Friday, January 11, 2008
One does not have to be sympathetic to the Clintons to understand their bewilderment at Obama's pre-New Hampshire canonization. The man comes from nowhere with a track record as thin as Chauncey Gardiner's. Yet, as Bill Clinton correctly, if clumsily, complained, Obama gets a free pass from the press.
It's not just that NBC admitted that "it's hard to stay objective covering this guy." Or that Newsweek had a cover article so adoring that one wonders what is left for coverage of the Second Coming. Or that Obama's media acolytes wax poetic that his soaring rhetoric and personal biography will abolish the ideological divide of the 1960s -- as if the division between left and right, between welfare statism and free markets, between internationalism and unilateralism, between social libertarianism and moral traditionalism are residues of Sgt. Pepper and the March on Washington. The baby boomers in their endless solipsism now think they invented left and right -- the post-Enlightenment contest of ideologies that dates back to the seating arrangements of the Estates-General in 1789.
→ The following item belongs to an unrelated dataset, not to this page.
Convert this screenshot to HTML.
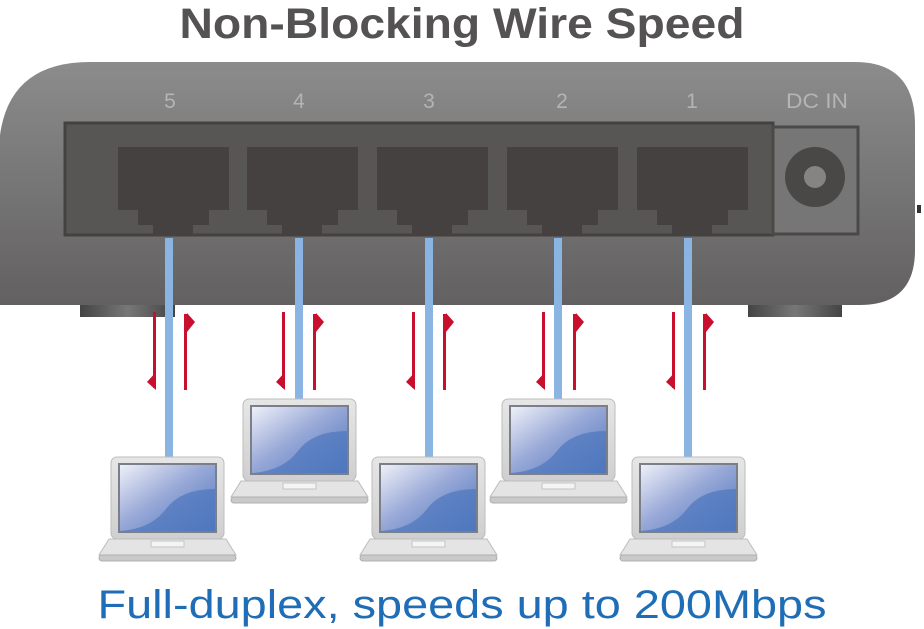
<!DOCTYPE html>
<html><head><meta charset="utf-8"><style>html,body{margin:0;padding:0;background:#fff}svg{display:block}</style></head>
<body>
<svg width="924" height="629" viewBox="0 0 924 629" xmlns="http://www.w3.org/2000/svg">
<defs>
<linearGradient id="body" x1="0" y1="0" x2="0" y2="1">
<stop offset="0" stop-color="#8c8c8c"/><stop offset="1" stop-color="#626060"/></linearGradient>
<linearGradient id="scr" x1="0" y1="0" x2="1" y2="1">
<stop offset="0" stop-color="#eef0f8"/><stop offset="0.45" stop-color="#9aaad8"/><stop offset="1" stop-color="#4a74bc"/></linearGradient>
<linearGradient id="foot" x1="0" y1="0" x2="1" y2="0">
<stop offset="0" stop-color="#444"/><stop offset="0.5" stop-color="#777"/><stop offset="1" stop-color="#444"/></linearGradient>
<linearGradient id="lid" x1="0" y1="0" x2="0" y2="1">
<stop offset="0" stop-color="#e6e6e6"/><stop offset="1" stop-color="#cfcfcf"/></linearGradient>
<g id="laptop">
<rect x="0" y="0" width="113" height="82" rx="6" fill="url(#lid)" stroke="#bdbdbd"/>
<rect x="7" y="6" width="99" height="70" fill="#7a7f8a"/>
<rect x="9" y="8" width="95" height="66" fill="url(#scr)"/>
<path d="M9 74 Q40 72 55 52 Q70 32 104 32 L104 74 Z" fill="#5078be" opacity="0.75"/>
<path d="M-2 82 L115 82 L125 98 L-12 98 Z" fill="#e4e4e4" stroke="#bcbcbc"/>
<rect x="40" y="84" width="33" height="6" fill="#f4f4f4" stroke="#c4c4c4"/>
<rect x="-12" y="98" width="137" height="6" rx="3" fill="#c9c9c9" stroke="#b0b0b0"/>
</g>
<g id="port">
<path d="M-55 0 H56 V63 H36 V78 H20 V88 H-20 V78 H-35 V63 H-55 Z" fill="#444140"/>
</g>
<g id="arr">
<rect x="-16" y="0" width="3" height="76" fill="#c8102e"/>
<path d="M-13 60 L-13 78 L-22 70 Z" fill="#c8102e"/>
<rect x="15" y="2" width="3" height="76" fill="#c8102e"/>
<path d="M18 1 L18 20 L26 10 Z" fill="#c8102e"/>
</g>
</defs>

<text x="462" y="38" text-anchor="middle" font-family="Liberation Sans, sans-serif" font-weight="bold" font-size="43" fill="#545252" textLength="565" lengthAdjust="spacingAndGlyphs">Non-Blocking Wire Speed</text>

<rect x="80" y="296" width="95" height="21" fill="url(#foot)"/>
<rect x="748" y="296" width="94" height="21" fill="url(#foot)"/>
<path d="M0 135 Q10 62 90 62 L855 62 Q915 62 915 125 L915 250 Q915 305 860 305 L0 305 Z" fill="url(#body)"/>
<rect x="917" y="205" width="4" height="8" fill="#333"/>
<rect x="65" y="123" width="708" height="112" fill="#575655" stroke="#434241" stroke-width="3"/>
<rect x="773" y="127" width="85" height="107" fill="#777676" stroke="#4a4948" stroke-width="3"/>
<circle cx="815" cy="177" r="30" fill="#4a4846"/>
<circle cx="815" cy="177" r="11" fill="#858483"/>

<g font-family="Liberation Sans, sans-serif" font-size="21" fill="#b4b4b4" text-anchor="middle">
<text x="170" y="108">5</text><text x="299" y="108">4</text><text x="429" y="108">3</text><text x="562" y="108">2</text><text x="692" y="108">1</text>
<text x="817" y="108" textLength="62" lengthAdjust="spacingAndGlyphs">DC IN</text>
</g>

<use href="#port" x="173" y="147"/>
<use href="#port" x="302" y="147"/>
<use href="#port" x="432" y="147"/>
<use href="#port" x="562" y="147"/>
<use href="#port" x="692" y="147"/>

<g fill="#8ab4e2">
<rect x="165" y="238" width="8" height="222"/>
<rect x="295" y="238" width="8" height="164"/>
<rect x="425" y="238" width="8" height="222"/>
<rect x="554" y="238" width="8" height="164"/>
<rect x="684" y="238" width="8" height="222"/>
</g>

<use href="#arr" x="169" y="312"/>
<use href="#arr" x="298" y="312"/>
<use href="#arr" x="428" y="312"/>
<use href="#arr" x="558" y="312"/>
<use href="#arr" x="688" y="312"/>

<use href="#laptop" x="111" y="457"/>
<use href="#laptop" x="243" y="399"/>
<use href="#laptop" x="372" y="457"/>
<use href="#laptop" x="502" y="399"/>
<use href="#laptop" x="632" y="457"/>

<text x="462" y="618" text-anchor="middle" font-family="Liberation Sans, sans-serif" font-size="40" fill="#1e6db6" textLength="729" lengthAdjust="spacingAndGlyphs">Full-duplex, speeds up to 200Mbps</text>
</svg>
</body></html>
The freest of all passes to Obama is the general neglect of the obvious central contradiction of his candidacy: The bipartisan uniter who would bring us together by transcending ideology is at every turn on every policy an unwavering, down-the-line, unreconstructed, uninteresting, liberal Democrat.
It feels like Bush is the president of his supporters. It feels like Obama would be the president of America. That he would do things many on the right would disagree with is obvious; but he would do it with majority support, with respect, and with honor.
If you don't believe me, believe the independents who are breaking largely towards him. Believe the Republicans, who have much more favorable views and fewer unfavorable views of him than any other Democrat.
Or, let's just put it simply. Hillary's less liberal than Obama, but America under her presidency would be a lot more bitterly divided than one under Obama (or the one under Bush.) Do you deny this?
Reagan didn't speak for the left. The left hated him, especially on foreign policy. Rather Reagan spoke for the majority of the country- remember, he won reelection with almost 59% of the popular vote, a percentage that hasn't been replicated since.